-- Start of Source data --

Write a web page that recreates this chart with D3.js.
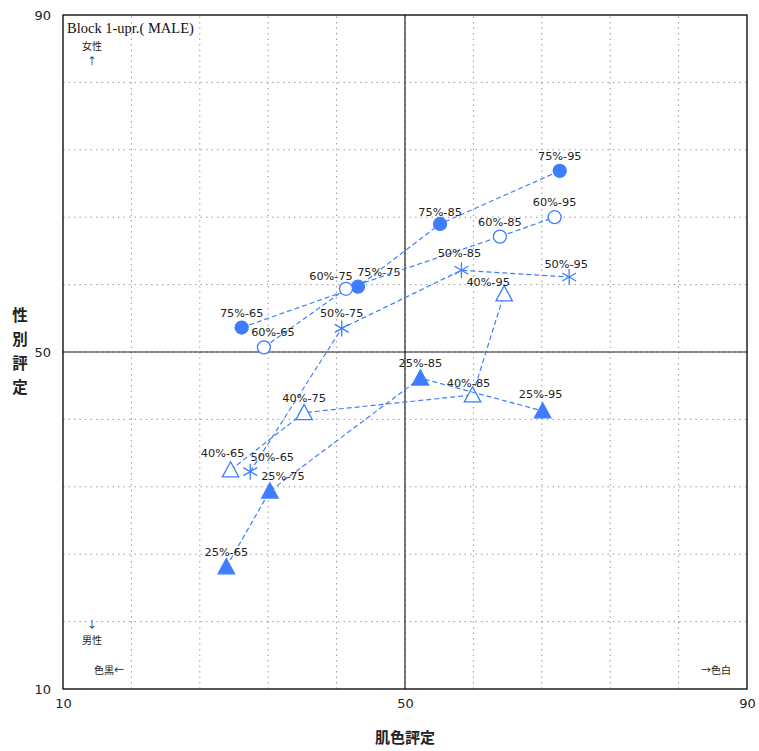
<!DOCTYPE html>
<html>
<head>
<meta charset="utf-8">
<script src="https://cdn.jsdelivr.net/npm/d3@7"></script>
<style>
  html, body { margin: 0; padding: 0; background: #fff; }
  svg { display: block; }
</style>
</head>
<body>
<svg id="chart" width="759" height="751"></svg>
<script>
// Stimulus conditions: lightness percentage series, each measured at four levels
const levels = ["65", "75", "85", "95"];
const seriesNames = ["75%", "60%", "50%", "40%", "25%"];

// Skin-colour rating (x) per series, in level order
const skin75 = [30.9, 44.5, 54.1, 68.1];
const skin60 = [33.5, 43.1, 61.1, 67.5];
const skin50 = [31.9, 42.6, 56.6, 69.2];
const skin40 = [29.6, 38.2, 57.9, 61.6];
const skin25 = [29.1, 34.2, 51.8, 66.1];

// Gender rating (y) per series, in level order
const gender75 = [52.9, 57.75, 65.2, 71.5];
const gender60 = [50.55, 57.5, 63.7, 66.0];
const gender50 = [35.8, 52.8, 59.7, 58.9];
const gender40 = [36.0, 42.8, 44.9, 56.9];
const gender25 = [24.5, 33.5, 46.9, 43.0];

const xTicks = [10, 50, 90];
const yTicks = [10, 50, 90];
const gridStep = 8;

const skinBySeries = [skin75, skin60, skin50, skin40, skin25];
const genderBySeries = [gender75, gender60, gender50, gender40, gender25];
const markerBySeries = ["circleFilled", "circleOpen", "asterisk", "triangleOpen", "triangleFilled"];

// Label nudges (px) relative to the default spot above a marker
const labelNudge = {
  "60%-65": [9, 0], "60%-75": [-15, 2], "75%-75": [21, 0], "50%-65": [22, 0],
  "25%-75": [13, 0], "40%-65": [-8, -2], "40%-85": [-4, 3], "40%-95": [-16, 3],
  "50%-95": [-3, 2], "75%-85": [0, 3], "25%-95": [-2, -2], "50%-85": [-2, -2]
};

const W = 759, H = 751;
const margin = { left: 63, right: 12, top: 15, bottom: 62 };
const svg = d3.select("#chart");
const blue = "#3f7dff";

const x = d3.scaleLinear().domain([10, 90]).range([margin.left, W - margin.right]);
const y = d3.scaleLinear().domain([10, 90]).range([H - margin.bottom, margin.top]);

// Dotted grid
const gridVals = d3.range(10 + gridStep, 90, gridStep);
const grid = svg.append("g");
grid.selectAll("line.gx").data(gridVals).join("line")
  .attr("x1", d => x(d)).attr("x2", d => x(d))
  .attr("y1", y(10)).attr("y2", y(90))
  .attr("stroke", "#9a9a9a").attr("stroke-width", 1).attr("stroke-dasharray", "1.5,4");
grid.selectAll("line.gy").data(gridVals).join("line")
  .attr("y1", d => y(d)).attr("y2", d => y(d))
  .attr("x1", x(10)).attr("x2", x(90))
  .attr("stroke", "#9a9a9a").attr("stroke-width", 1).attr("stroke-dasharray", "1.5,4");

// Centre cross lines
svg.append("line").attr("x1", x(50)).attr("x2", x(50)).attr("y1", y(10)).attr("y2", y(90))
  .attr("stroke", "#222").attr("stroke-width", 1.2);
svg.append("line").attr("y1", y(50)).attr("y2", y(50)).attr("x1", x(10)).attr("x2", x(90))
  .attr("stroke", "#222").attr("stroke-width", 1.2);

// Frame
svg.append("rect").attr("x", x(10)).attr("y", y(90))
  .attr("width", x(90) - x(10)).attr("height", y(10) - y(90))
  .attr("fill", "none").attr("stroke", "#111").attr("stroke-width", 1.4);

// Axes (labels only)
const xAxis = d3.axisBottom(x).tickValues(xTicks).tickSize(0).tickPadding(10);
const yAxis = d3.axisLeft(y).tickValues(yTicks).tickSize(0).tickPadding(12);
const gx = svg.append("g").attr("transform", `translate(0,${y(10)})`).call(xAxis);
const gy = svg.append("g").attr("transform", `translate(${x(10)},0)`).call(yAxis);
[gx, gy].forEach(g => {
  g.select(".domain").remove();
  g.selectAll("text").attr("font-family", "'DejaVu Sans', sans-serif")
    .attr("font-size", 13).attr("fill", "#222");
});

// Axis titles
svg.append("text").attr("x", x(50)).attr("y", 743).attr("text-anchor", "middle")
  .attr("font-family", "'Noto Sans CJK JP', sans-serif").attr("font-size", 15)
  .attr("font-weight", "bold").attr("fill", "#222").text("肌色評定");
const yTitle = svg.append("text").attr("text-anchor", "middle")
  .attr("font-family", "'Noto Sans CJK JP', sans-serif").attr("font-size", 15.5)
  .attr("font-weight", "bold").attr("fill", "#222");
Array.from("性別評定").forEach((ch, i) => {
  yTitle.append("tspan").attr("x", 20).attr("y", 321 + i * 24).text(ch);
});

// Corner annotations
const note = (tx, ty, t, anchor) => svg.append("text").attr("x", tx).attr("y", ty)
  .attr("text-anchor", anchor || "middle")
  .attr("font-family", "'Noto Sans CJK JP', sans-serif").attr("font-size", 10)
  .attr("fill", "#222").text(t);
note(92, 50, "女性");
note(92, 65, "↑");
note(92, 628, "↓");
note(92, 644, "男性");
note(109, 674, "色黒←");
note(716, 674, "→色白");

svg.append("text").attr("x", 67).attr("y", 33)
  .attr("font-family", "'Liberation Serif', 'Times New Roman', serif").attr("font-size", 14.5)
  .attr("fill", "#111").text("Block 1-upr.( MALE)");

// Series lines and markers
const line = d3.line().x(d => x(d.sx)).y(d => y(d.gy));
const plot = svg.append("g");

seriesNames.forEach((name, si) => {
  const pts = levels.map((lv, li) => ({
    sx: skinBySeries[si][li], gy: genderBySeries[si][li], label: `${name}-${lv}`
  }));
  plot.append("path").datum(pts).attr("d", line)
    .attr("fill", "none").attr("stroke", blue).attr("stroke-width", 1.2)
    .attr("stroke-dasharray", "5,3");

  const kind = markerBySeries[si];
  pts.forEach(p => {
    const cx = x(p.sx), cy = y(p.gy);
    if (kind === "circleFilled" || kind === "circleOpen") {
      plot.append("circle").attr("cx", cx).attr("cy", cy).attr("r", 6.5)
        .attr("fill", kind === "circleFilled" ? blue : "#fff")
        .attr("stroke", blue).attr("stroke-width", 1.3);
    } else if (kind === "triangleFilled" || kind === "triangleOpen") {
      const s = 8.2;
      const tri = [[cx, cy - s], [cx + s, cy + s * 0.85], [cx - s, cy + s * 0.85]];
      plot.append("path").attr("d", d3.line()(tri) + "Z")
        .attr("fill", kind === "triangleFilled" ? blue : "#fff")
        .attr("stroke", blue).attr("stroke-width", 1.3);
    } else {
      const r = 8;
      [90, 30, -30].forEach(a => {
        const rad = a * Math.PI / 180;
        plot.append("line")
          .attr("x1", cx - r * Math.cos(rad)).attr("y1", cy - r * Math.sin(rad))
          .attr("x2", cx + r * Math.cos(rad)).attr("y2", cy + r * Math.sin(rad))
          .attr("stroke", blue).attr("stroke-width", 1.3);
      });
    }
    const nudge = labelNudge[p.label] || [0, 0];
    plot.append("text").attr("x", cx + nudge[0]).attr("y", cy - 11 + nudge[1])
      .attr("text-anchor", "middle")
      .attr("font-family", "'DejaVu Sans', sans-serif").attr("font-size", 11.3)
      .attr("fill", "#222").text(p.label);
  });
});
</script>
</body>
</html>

-- End of Source data --
-- Start of Source data --

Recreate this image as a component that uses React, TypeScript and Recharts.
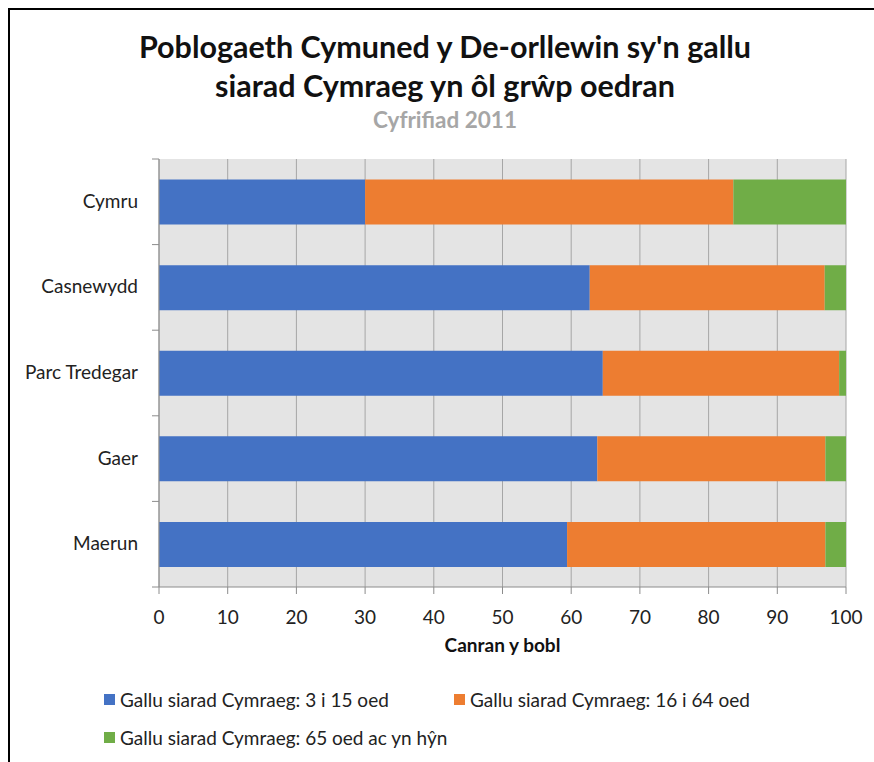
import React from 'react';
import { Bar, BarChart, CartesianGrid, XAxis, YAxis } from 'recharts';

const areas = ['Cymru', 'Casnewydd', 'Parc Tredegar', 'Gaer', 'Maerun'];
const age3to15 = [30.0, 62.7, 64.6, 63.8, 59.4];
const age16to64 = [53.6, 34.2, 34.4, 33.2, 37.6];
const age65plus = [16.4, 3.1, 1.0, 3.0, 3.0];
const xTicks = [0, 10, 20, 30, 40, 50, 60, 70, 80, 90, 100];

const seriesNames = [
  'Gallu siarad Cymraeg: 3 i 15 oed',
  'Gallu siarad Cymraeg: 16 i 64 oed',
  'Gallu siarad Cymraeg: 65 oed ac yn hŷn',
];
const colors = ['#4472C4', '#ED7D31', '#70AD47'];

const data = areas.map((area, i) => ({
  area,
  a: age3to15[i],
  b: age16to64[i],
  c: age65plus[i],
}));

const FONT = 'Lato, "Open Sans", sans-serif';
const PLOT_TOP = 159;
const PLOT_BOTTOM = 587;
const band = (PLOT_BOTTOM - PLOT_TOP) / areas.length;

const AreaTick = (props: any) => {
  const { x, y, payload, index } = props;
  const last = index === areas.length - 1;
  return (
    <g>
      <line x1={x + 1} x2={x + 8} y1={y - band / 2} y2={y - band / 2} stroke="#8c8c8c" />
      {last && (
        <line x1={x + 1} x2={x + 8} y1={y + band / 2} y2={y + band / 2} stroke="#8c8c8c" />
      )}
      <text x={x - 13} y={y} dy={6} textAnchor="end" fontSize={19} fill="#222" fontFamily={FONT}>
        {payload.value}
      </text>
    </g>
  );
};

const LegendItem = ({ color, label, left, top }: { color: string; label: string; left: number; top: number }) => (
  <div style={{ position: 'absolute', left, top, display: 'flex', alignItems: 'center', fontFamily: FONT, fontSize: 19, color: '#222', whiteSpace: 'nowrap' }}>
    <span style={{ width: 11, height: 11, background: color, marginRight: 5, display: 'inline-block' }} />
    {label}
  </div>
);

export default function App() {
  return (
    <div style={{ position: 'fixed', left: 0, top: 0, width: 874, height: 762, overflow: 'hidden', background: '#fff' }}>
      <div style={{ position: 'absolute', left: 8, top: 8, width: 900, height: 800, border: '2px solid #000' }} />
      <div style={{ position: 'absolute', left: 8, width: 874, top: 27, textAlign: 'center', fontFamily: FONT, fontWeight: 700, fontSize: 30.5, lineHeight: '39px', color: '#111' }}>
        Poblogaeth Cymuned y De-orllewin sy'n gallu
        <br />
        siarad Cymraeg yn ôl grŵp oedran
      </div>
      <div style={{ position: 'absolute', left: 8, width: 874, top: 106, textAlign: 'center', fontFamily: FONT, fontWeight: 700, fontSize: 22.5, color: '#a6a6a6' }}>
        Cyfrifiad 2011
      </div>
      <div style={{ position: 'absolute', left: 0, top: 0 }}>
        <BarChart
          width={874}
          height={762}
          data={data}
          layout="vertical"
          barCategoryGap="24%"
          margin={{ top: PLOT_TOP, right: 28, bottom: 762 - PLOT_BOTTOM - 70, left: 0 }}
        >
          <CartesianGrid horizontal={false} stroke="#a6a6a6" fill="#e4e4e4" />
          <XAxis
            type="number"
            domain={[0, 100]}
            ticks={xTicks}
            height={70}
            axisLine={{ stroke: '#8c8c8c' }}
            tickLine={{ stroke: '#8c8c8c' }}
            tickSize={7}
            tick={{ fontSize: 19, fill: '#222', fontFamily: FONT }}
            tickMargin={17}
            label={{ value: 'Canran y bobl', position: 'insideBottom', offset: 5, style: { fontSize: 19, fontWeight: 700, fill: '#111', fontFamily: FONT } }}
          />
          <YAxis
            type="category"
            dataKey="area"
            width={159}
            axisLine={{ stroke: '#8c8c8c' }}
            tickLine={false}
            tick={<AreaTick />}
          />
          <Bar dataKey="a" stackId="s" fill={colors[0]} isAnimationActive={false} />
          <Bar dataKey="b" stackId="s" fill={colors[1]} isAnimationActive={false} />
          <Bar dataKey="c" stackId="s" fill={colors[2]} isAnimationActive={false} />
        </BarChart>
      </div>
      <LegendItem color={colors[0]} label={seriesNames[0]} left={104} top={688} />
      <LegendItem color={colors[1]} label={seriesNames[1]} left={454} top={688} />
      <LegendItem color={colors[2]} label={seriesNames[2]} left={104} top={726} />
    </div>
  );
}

-- End of Source data --

- **Exercise description**: Show the lines of the material that contain the word "React".

- **Exercise solution**:
Recreate this image as a component that uses React, TypeScript and Recharts.
import React from 'react';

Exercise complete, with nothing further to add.